Flailing Upwards, Part… I Have Stoped Counting
“I have never had it easy,” I said to my therapist, who I’ll call Joan. “I try to remember that not everyone was meant to, but I’m having a hard time not getting hung up on who I could be if only…”
If only I were born into a supportive family (and preferably wealthy and generous.) If only I looked more “black” so that my identity didn’t feel constantly suspended on a the edge. If only I had fought against the overwhelming tide of non-support, and gotten myself properly educated anyway.
My friend Emily and I started our friendship twenty years ago, and I was the one doling out sage sixteen year old advice, but now we are older and she’s a licensed therapist, so the tides have turned a bit. A few months ago, she absolutely destroyed me by saying, “But if all those things were true – wealthy family, etc. – you would not be here.”
And I’m actually glad I’m here. Most days. Usually, I wish I were there. But, as Joan says, “I promise you’re still young, and there’s a lot of time to get there.”

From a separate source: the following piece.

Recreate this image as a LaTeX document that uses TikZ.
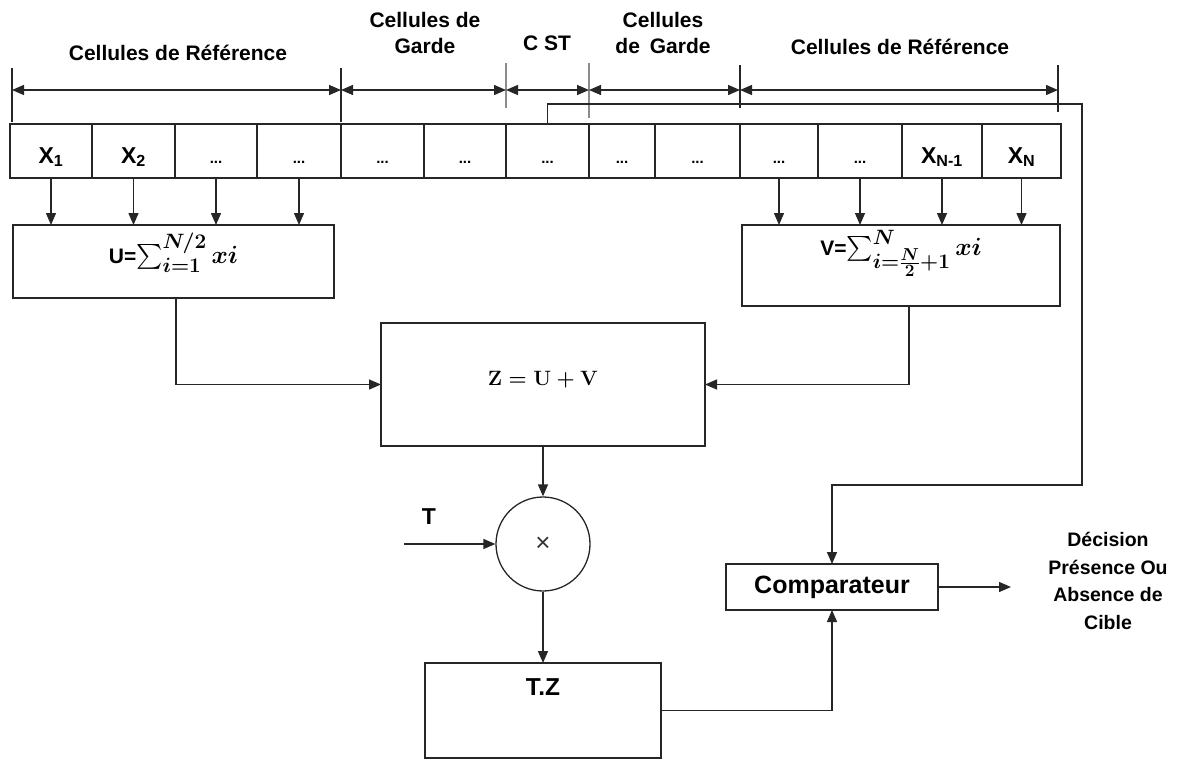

The problem is that it feels like everyone else has gotten there much younger. There, of course, being the dream career I want. My career is good. Great. I’m proud. But I wish it were more… robust. The clients I have I completely adore, but I’m not getting as many of them as I’d like. So it’s like, half of my wildest dreams.
That’s good, right?
I became owner of this online publication. It happened almost by accident; I started working with them just over a year ago, and two of the founders stepped away to pursue other things, leaving me and one one last founder to it. I love it, and dream of it being a force for good in a wedding industry that says the only beautiful bride is one that is thin, and straight, and white.
It’s a little overwhelming learning the ropes. To this end, I’ve changed things in my own business so that it can run more efficiently, by turning to software that will help me manage contracts and invoices instead of doing everything by hand.
The work is almost breathless, but for the first time every, I feel privileged.